Traveling to and from work is a PERSONAL use NOT a BUSINESS use!
This ruling is consistent with the undisputed fact that “The classification of goods is determined by its primary use” (Barron’s Law Dictionary, Third Edition, 1991) and not by the type of goods, including, but not limited to, vehicles:
CONSUMER GOODS ARE NOT REQUIRED TO BE REGISTERED!
“A vehicle not used for commercial activity is a “consumer goods”, . . . it is NOT a type of vehicle required to be registered and “use tax” paid of which the tab is evidence of receipt of the tax.” Bank of Boston v. Jones, 4 UCC Rep.
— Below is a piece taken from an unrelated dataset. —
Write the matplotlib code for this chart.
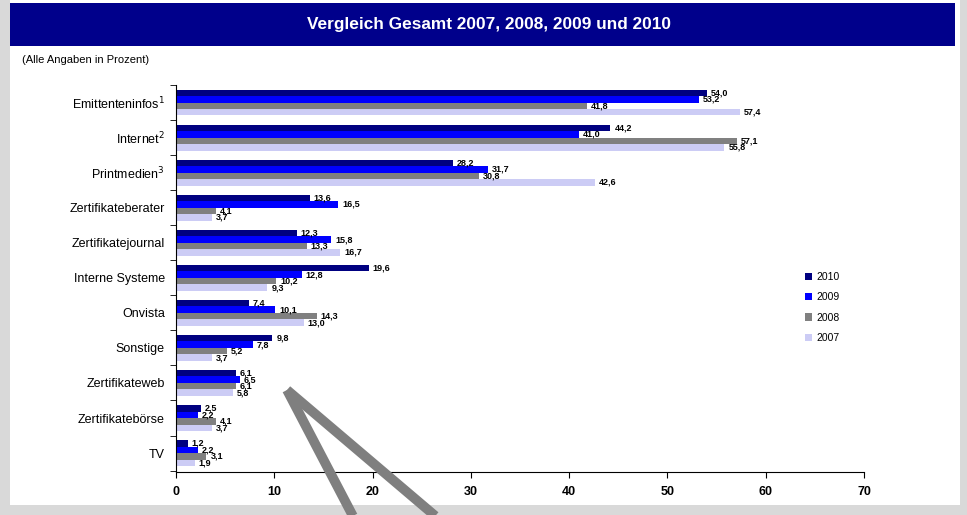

Serv. 1021, 236 A2d 484, UCC PP 9-109.14.
“Thus self-driven vehicles are classified according to the use to which they are put rather than according to the means by which they are propelled.” Ex Parte Hoffert, 148 NW 20.
“The Supreme Court, in Arthur v. Morgan, 112 U.S. 495, 5 S.Ct. 241, 28 L.Ed. 825, held that carriages were properly classified as household effects, and we see no reason that automobiles should not be similarly disposed of.” Hillhouse v United States, 152 F. 163, 164 (2nd Cir. 1907).
“A soldier's personal automobile is part of his “household goods[.]” U.S. v Bomar, C.A.5(Tex.), 8 F.3d 226, 235” 19A Words and Phrases - Permanent Edition (West) pocket part 94.
“... [T]he exemptions provided for in section 1 of the Motor Vehicle Transportation License Act of 1925 (Stats. 1925, p. 833) in favor of those who solely transport their own property or employees, or both, and of those who transport no persons or property for hire or compensation, by motor vehicle, have been determined in the Bacon Service Corporation case to be lawful exemptions. --In re Schmolke (1926) 199 Cal. 42, 46.
“The right of a citizen to travel upon the public highways and to transport his property thereon in the ordinary course of life and business is a common right which he has under his right to enjoy life and liberty.... It includes the right in so doing to use the ordinary and usual conveyances of the day; and under existing modes of travel includes the right to drive a horse-drawn carriage or wagon thereon, or to operate an automobile thereon for the usual and ordinary purposes of life and business. It is not a mere privilege, like the privilege of moving a house in the street, operating a business stand in the street, or transporting persons or property for hire along the street, which the city may permit or prohibit at will.” --Thompson v. Smith, 154 S.E. 579.
“In view of this rule a statutory provision that the supervising officials “may” exempt such persons when the transportation is not on a commercial basis means that they “must” exempt them.” --State v. Johnson, 243 P. 1073; 60 C.J.S. section 94, page 581.